Ainsi, à travers de multiples matières, on ne leur inculque finalement les valeurs que d’une seule : l’économie. Cela tombe bien ! c’est justement celle-là qui gouverne tyranniquement le monde dans lequel ils vivent. Dans la vision économique des choses, tout trouve un sens relativement au bénéfice qu’on en retire, et un seul mode d’appréciation doit toujours prévaloir : rien ne vaut quelque chose en soi, il n’y a que des fins et des moyens. Et comme seules les fins comptent, les moyens peuvent bien être méprisés pour ce qu’ils sont. Or, cette façon de penser est l’exacte antithèse de l’enseignement des humanités.
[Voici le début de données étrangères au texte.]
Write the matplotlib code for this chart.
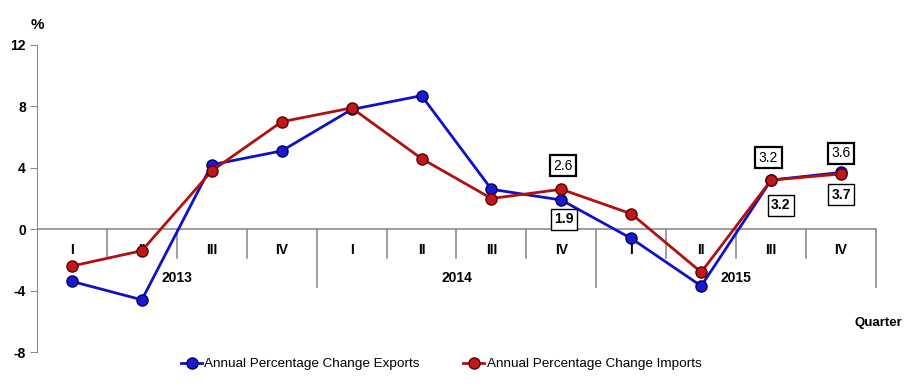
import numpy as np
import matplotlib
matplotlib.use("Agg")
import matplotlib.pyplot as plt

plt.rcParams['font.family'] = ['Liberation Sans', 'DejaVu Sans']
plt.rcParams['axes.unicode_minus'] = False

# data
quarters = ['I', 'II', 'III', 'IV'] * 3
years = ['2013', '2014', '2015']
exports = [-3.4, -4.6, 4.2, 5.1, 7.8, 8.7, 2.6, 1.9, -0.6, -3.7, 3.2, 3.7]
imports = [-2.4, -1.4, 3.8, 7.0, 7.9, 4.6, 2.0, 2.6, 1.0, -2.8, 3.2, 3.6]
labelled = [7, 10, 11]   # points with boxed value labels

blue = '#1010c8'
red = '#b01010'
grey = '#8c8c8c'

fig = plt.figure(figsize=(9.11, 3.91), dpi=100)
ax = fig.add_axes([37 / 911, 39 / 391, 839 / 911, 307 / 391])

x = np.arange(len(quarters))
ax.plot(x, exports, '-o', color=blue, lw=2, ms=8, mfc='#1a1acc', mec='#00006a',
        mew=1, label='Annual Percentage Change Exports', zorder=3)
ax.plot(x, imports, '-o', color=red, lw=2, ms=8, mfc='#c01818', mec='#5a0000',
        mew=1, label='Annual Percentage Change Imports', zorder=4)

ax.set_xlim(-0.5, len(quarters) - 0.5)
ax.set_ylim(-8, 12)
ax.set_yticks(np.arange(-8, 13, 4))
ax.tick_params(axis='y', length=5, color=grey, labelsize=10, pad=3)
for t in ax.get_yticklabels():
    t.set_fontweight('bold')
ax.set_xticks([])
for s in ['top', 'right', 'bottom']:
    ax.spines[s].set_visible(False)
ax.spines['left'].set_color(grey)

# category axis drawn at y = 0 with two levels
ax.axhline(0, color=grey, lw=1.2, zorder=1)
for b in np.arange(0.5, len(quarters), 1):
    deep = (b + 0.5) % 4 == 0
    ax.plot([b, b], [0, -3.78 if deep else -1.9], color=grey, lw=1.2,
            clip_on=False, zorder=1)
for i, q in enumerate(quarters):
    ax.text(i, -1.37, q, ha='center', va='center', fontsize=10,
            fontweight='bold', zorder=2)
for j, yr in enumerate(years):
    ax.text(4 * j + 1.5, -3.2, yr, ha='center', va='center', fontsize=10,
            fontweight='bold', zorder=2)

# value labels (offsets in points)
up_off = {7: (1, 17), 10: (-2, 16), 11: (0, 15)}
down_off = {7: (2, -14), 10: (7, -18), 11: (0, -16)}
for i in labelled:
    ax.annotate(f'{imports[i]:.1f}', (i, imports[i]), xytext=up_off[i],
                textcoords='offset points', ha='center', va='center', fontsize=10,
                bbox=dict(boxstyle='square,pad=0.25', fc='white', ec='black', lw=1.6))
    ax.annotate(f'{exports[i]:.1f}', (i, exports[i]), xytext=down_off[i],
                textcoords='offset points', ha='center', va='center', fontsize=10,
                fontweight='bold',
                bbox=dict(boxstyle='square,pad=0.25', fc='white', ec='black', lw=1))

fig.text(37 / 911, 1 - 25 / 391, '%', ha='center', va='center', fontsize=11,
         fontweight='bold')
fig.text(878 / 911, 1 - 323 / 391, 'Quarter', ha='center', va='center',
         fontsize=9.5, fontweight='bold')

fig.legend(loc='center', bbox_to_anchor=(441 / 911, 1 - 364 / 391), ncol=2,
           frameon=False, fontsize=9.7, handlelength=1.6, handletextpad=0.15,
           columnspacing=3.2)

fig.savefig('out.png', dpi=100)
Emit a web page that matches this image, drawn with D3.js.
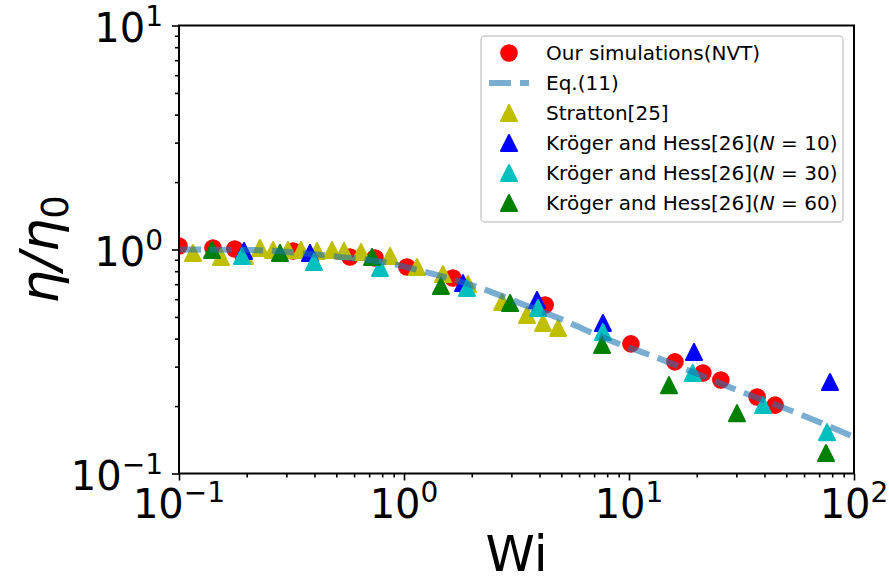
<!DOCTYPE html>
<html><head><meta charset="utf-8">
<script src="https://cdn.jsdelivr.net/npm/d3@7"></script>
<style>body{margin:0;background:#fff}svg{display:block}text{font-family:"DejaVu Sans",sans-serif}</style>
</head><body><svg id="c" width="889" height="583"></svg>
<script>
// ---- data ----
const simWi   = [0.1, 0.1416, 0.177, 0.321, 0.575, 0.743, 1.03, 1.65, 4.24, 10.2, 16.0, 21.3, 25.6, 37.1, 44.6];
const simEta  = [1.036, 1.016, 1.005, 0.985, 0.926, 0.917, 0.835, 0.746, 0.565, 0.379, 0.315, 0.281, 0.2615, 0.2197, 0.202];
const eqWi    = [0.1, 0.207, 0.345, 0.575, 0.807, 1.063, 1.40, 2.18, 3.63, 5.09, 6.71, 8.85, 12.4, 20.7, 31.1, 57.5, 100];
const eqEta   = [1.0, 0.995, 0.965, 0.917, 0.88, 0.827, 0.770, 0.673, 0.553, 0.485, 0.428, 0.382, 0.338, 0.275, 0.233, 0.184, 0.1455];
const strWi   = [0.1154, 0.1537, 0.1965, 0.229, 0.2618, 0.305, 0.3484, 0.4105, 0.4786, 0.541, 0.644, 0.867, 1.142, 1.49, 1.925, 2.73, 3.52, 4.15, 4.84];
const strEta  = [0.965, 0.926, 0.936, 1.016, 0.995, 0.995, 0.995, 0.985, 0.995, 0.985, 0.975, 0.936, 0.835, 0.777, 0.701, 0.583, 0.51, 0.47, 0.446];
const n10Wi   = [0.1945, 0.382, 1.829, 3.90, 7.66, 19.45, 78.2];
const n10Eta  = [0.985, 0.965, 0.708, 0.595, 0.47, 0.349, 0.256];
const n30Wi   = [0.1905, 0.398, 0.782, 1.905, 3.94, 7.66, 19.2, 39.4, 75.9];
const n30Eta  = [0.936, 0.88, 0.827, 0.673, 0.548, 0.428, 0.281, 0.202, 0.153];
const n60Wi   = [0.1402, 0.281, 0.721, 1.46, 2.96, 7.59, 15.06, 30.2, 75.1];
const n60Eta  = [0.995, 0.965, 0.926, 0.688, 0.577, 0.375, 0.248, 0.186, 0.1234];
const xMajor = [0.1, 1, 10, 100];
const xMajorExp = ["\u22121", "0", "1", "2"];
const yMajor = [0.1, 1, 10];
const yMajorExp = ["\u22121", "0", "1"];
const legendLabels = ["Our simulations(NVT)", "Eq.(11)", "Stratton[25]", "Kr\u00f6ger and Hess[26](", "Kr\u00f6ger and Hess[26](", "Kr\u00f6ger and Hess[26]("];
const legendN = [null, null, null, "10", "30", "60"];

// ---- layout ----
const L = 179, R = 854, T = 25.5, B = 473.5;
const svg = d3.select("#c");
const x = d3.scaleLog().domain([0.1, 100]).range([L, R]);
const y = d3.scaleLog().domain([0.1, 10]).range([B, T]);

const minorOf = dom => { const out = []; for (let e = Math.log10(dom[0]); e < Math.log10(dom[1]); e++) for (let k = 2; k <= 9; k++) out.push(k * Math.pow(10, e)); return out; };

// axes ticks
const gx = svg.append("g").attr("transform", `translate(0,${B})`);
gx.call(d3.axisBottom(x).tickValues(xMajor).tickSize(7).tickFormat(""));
gx.append("g").call(d3.axisBottom(x).tickValues(minorOf([0.1, 100])).tickSize(4).tickFormat(""));
const gy = svg.append("g").attr("transform", `translate(${L},0)`);
gy.call(d3.axisLeft(y).tickValues(yMajor).tickSize(7).tickFormat(""));
gy.append("g").call(d3.axisLeft(y).tickValues(minorOf([0.1, 10])).tickSize(4).tickFormat(""));
svg.selectAll(".domain").remove();
svg.selectAll(".tick line").attr("stroke", "#000").attr("stroke-width", 1.6);

// tick labels
xMajor.forEach((v, i) => {
  const t = svg.append("text").attr("x", x(v)).attr("y", 518).attr("text-anchor", "middle").attr("font-size", 40);
  t.append("tspan").text("10");
  t.append("tspan").attr("font-size", 28).attr("dy", -16).text(xMajorExp[i]);
});
yMajor.forEach((v, i) => {
  const t = svg.append("text").attr("x", 163).attr("y", y(v) + 16).attr("text-anchor", "end").attr("font-size", 40);
  t.append("tspan").text("10");
  t.append("tspan").attr("font-size", 28).attr("dy", -16).text(yMajorExp[i]);
});

// axis labels
svg.append("text").attr("x", (L + R) / 2).attr("y", 571).attr("text-anchor", "middle").attr("font-size", 50).text("Wi");
const yl = svg.append("text").attr("transform", `translate(58,${(T + B) / 2}) rotate(-90)`).attr("text-anchor", "middle").attr("font-size", 53);
yl.append("tspan").attr("font-style", "italic").text("\u03b7/\u03b7");
yl.append("tspan").attr("font-size", 37).attr("dy", 10).text("0");

// plot group with clip
svg.append("clipPath").attr("id", "clip").append("rect").attr("x", L).attr("y", T).attr("width", R - L).attr("height", B - T);
const g = svg.append("g").attr("clip-path", "url(#clip)");

const tri = d3.symbol().type({draw(ctx, s) { const h = 8; ctx.moveTo(0, -h); ctx.lineTo(h, h); ctx.lineTo(-h, h); ctx.closePath(); }})();

function circles(xs, ys, col) {
  g.selectAll(null).data(xs.map((v, i) => [v, ys[i]])).join("circle")
    .attr("cx", d => x(d[0])).attr("cy", d => y(d[1])).attr("r", 8.2)
    .attr("fill", col).attr("stroke", col).attr("stroke-width", 1.2);
}
function tris(xs, ys, col) {
  g.selectAll(null).data(xs.map((v, i) => [v, ys[i]])).join("path")
    .attr("transform", d => `translate(${x(d[0])},${y(d[1])})`).attr("d", tri)
    .attr("fill", col).attr("stroke", col).attr("stroke-width", 2).attr("stroke-linejoin", "round");
}
circles(simWi, simEta, "#ff0000");
tris(strWi, strEta, "#bfbf00");
tris(n10Wi, n10Eta, "#0000ff");
tris(n30Wi, n30Eta, "#00bfbf");
tris(n60Wi, n60Eta, "#008000");

const line = d3.line().x(d => x(d[0])).y(d => y(d[1])).curve(d3.curveMonotoneX);
g.append("path").datum(eqWi.map((v, i) => [v, eqEta[i]])).attr("d", line)
  .attr("fill", "none").attr("stroke", "#1f77b4").attr("stroke-opacity", 0.6)
  .attr("stroke-width", 6).attr("stroke-dasharray", "22,9");

// frame
svg.append("rect").attr("x", L).attr("y", T).attr("width", R - L).attr("height", B - T)
  .attr("fill", "none").attr("stroke", "#000").attr("stroke-width", 2);

// legend
const lg = svg.append("g");
lg.append("rect").attr("x", 481).attr("y", 36).attr("width", 362).attr("height", 186).attr("rx", 4)
  .attr("fill", "#fff").attr("fill-opacity", 0.8).attr("stroke", "#cccccc").attr("stroke-width", 1.5);
const rowY = i => 53 + i * 30;
const cols = ["#ff0000", null, "#bfbf00", "#0000ff", "#00bfbf", "#008000"];
legendLabels.forEach((lab, i) => {
  const cy = rowY(i);
  if (i === 0) lg.append("circle").attr("cx", 509).attr("cy", cy).attr("r", 8.2).attr("fill", cols[0]).attr("stroke", cols[0]).attr("stroke-width", 1.2);
  else if (i === 1) lg.append("line").attr("x1", 489).attr("x2", 529).attr("y1", cy).attr("y2", cy)
    .attr("stroke", "#1f77b4").attr("stroke-opacity", 0.6).attr("stroke-width", 6).attr("stroke-dasharray", "22,9");
  else lg.append("path").attr("transform", `translate(509,${cy})`).attr("d", tri).attr("fill", cols[i]).attr("stroke", cols[i]).attr("stroke-width", 2).attr("stroke-linejoin", "round");
  const t = lg.append("text").attr("x", 546).attr("y", cy + 7).attr("font-size", 20);
  t.append("tspan").text(lab);
  if (legendN[i]) {
    t.append("tspan").attr("font-style", "italic").text("N");
    t.append("tspan").text(" = " + legendN[i] + ")");
  }
});
</script></body></html>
Pour les humanités, ce que l’on considère comme des moyens sont en réalité des fins. On n’étudie pas un sonnet de Ronsard comme l’un des nombreux passe-droits qui conduisent à un poste d’encadrement bien payé. Ronsard ne se laisse pas approcher par des mains aussi grossières. On étudie un sonnet de Ronsard pour le sonnet de Ronsard. Et même, pourrait-on ajouter, le seul critère qui garantit que le sonnet a été vraiment “acquis” (c’est-à-dire fait sien par l’élève) c’est qu’il n’a été étudié que pour lui-même, de façon totalement désintéressée. Si c’est le cas, l’élève sera alors absolument capable de rédiger une parfaite dissertation sur le sujet. Mais cette dissertation vient toujours ensuite. Dès qu’elle conditionne l’étude du sonnet, c’est perdu. Car cette dissertation n’a rien à voir avec le sonnet en question — et la pire des méthodes serait d’enseigner le sonnet comme une préparation à ce futur exercice.
Quand je défends un apprentissage totalement désintéressé, je sais sur quoi je parie. Je parie sur le fait qu’un acte totalement désintéressé est possible. Oui, je parie sur le fait qu’on se cultive pour l’amour de l’art, des lettres, de la philosophie, et non pas seulement pour se distinguer socialement, non pas pour accumuler du capital culturel susceptible d’être reconverti en capital économique. Je vais même plus loin : je parie que ce que nous appelons « notre âme » est une création politique qu’il faut nourrir, qui demande à être nourrie. Et qu’on a sciemment cessé de la nourrir pour la faire mourir parce que son existence était un scandale incompatible avec la conception économique et rentable de l’homme, conception exigée par le capitalisme — aussi bien que par le socialisme tel qu’il a été conçu jusqu’à présent. Comme seul l’enseignement avait le pouvoir de changer la société pour le meilleur, on s’est chargé de faire en sorte qu’il change effectivement la société. Mais pour le pire. Car les ennemis de tout progrès ont parfaitement compris, eux, que l’enseignant, c’est la politique.